Per questo siamo ancora qui, non lontani dall'istmo che segna la metà del lago, fermi su un prato, ipnotizzati da un temporale in arrivo da settentrione, nero e furioso come un'apocalisse.

All’improvviso un raggio di sole radente corre sul campo di grano e lo incendia di luce, lo cola in oro fuso, lo ritaglia a filo di lama dal resto del mondo. Dall’altra parte della strada un cavallo corre in un piccolo galoppatoio, ripetendo ad ogni giro il miracolo di una sagoma nera contro lo splendore dei prati.

 

Sulle colline, la conseguenza della lotta di nuvole basse nel cielo è una battaglia tra ombre e luci che corrono rapide come folletti silvestri.

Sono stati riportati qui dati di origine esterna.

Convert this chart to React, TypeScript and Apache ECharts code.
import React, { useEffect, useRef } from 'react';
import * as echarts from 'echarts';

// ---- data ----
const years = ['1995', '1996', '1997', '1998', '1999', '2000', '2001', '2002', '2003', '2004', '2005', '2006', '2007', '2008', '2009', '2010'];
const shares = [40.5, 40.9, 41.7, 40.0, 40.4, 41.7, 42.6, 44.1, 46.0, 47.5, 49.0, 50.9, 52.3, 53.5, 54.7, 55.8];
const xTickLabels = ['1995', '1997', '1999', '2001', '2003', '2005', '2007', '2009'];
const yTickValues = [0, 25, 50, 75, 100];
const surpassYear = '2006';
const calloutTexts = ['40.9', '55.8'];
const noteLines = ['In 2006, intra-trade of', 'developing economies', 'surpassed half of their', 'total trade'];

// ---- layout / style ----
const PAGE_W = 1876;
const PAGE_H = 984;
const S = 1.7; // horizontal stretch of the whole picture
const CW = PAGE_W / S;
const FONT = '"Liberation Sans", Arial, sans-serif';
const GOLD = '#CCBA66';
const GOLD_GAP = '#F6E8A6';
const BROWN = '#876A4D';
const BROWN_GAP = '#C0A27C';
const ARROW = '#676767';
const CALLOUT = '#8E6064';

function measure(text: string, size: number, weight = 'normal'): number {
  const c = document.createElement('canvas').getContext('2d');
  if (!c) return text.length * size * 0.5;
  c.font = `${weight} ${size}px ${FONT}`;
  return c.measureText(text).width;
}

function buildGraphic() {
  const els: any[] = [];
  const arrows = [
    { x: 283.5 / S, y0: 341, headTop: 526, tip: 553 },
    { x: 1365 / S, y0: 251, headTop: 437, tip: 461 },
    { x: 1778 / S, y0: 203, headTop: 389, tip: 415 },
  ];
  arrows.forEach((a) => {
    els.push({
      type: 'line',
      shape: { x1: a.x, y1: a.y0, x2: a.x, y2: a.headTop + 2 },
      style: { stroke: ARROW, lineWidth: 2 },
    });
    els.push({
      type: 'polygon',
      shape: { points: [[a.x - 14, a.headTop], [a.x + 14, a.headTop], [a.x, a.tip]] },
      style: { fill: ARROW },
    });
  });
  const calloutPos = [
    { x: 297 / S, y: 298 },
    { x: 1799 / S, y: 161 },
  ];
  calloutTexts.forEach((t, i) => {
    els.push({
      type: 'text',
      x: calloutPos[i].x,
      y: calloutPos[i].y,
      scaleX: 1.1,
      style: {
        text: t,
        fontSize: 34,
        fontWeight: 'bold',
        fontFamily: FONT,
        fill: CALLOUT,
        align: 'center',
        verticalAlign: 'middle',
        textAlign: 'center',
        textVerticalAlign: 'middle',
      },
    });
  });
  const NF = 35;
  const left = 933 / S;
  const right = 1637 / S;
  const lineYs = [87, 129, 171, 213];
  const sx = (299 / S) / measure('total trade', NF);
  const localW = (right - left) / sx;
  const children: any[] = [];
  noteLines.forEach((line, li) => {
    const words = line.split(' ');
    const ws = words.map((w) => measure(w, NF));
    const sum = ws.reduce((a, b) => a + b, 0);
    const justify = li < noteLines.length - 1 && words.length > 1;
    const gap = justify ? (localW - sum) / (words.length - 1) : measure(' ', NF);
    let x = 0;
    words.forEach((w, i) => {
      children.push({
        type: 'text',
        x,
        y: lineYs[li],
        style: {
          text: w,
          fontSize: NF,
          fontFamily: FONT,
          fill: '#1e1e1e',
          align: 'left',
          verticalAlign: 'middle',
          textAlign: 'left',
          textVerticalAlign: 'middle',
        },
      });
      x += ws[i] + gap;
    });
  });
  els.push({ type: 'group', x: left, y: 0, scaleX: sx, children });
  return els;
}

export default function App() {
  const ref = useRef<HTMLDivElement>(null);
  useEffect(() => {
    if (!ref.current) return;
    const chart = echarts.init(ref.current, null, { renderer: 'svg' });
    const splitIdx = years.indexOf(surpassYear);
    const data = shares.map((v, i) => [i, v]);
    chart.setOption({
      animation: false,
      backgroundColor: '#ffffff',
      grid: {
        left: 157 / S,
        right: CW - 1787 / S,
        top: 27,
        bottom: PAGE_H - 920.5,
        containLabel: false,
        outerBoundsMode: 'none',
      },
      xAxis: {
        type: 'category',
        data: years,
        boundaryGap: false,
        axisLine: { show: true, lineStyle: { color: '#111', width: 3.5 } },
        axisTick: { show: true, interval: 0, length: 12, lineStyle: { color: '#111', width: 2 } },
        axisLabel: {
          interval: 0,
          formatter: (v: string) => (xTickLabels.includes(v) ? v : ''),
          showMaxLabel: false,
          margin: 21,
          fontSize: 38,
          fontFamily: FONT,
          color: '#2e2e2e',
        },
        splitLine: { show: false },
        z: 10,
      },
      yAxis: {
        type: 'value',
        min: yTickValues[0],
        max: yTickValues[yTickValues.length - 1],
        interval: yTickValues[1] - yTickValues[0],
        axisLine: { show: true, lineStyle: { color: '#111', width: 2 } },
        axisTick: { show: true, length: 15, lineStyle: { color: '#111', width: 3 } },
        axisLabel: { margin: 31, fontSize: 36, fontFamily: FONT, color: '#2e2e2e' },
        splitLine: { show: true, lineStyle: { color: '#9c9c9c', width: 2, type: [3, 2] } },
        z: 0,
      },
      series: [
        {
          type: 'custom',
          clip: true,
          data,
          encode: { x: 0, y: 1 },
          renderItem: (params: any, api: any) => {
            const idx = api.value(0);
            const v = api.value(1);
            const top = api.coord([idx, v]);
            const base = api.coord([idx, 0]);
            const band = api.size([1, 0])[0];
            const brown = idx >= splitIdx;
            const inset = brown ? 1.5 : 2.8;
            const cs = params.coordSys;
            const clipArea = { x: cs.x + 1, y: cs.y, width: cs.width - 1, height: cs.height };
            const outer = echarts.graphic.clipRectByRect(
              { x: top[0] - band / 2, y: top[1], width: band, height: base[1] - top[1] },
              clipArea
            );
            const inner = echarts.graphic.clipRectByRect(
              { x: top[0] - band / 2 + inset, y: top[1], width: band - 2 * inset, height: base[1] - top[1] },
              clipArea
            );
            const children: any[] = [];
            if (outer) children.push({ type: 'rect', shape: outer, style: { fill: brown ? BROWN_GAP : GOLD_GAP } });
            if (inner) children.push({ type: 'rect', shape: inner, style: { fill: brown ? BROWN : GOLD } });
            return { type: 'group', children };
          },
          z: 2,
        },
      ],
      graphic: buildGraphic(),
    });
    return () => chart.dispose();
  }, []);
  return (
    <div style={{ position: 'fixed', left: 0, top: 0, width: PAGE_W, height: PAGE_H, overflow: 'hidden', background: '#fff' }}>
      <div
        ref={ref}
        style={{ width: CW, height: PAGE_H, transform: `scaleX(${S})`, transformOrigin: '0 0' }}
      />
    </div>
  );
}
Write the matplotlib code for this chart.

Solitarie casette rosse stanno sul bordo dei boschi. Non possono penetrare il mistero delle divinità della foresta, ma sembrano chiedere protezione a quell’esercito di alberi fitto e compatto.

 

Finestre senza imposte si aprono come occhi sgranati, assetati di luce. Immagino la Valle vista da dietro quei vetri. Penso alle stagioni, declinate nei loro colori, viste da dentro quelle stanze. Quadri di natura viva appesi alle pareti. Primavera verde-rosa, estate oro-blu, autunno ruggine e fiamma, inverno bianco-argento.

 

Intanto, questo luglio risplendente mescolerà insieme buio e chiarore nel calderone della notte e misurerà la distanza dal solstizio con quante stelle riuscirà ancora a cancellare. La luna piena disegnerà la diagonale nel riquadro della finestra e fuori, sul melo, saranno due lune d’oro gli occhi del gufo che guarda il Fryken addormentato.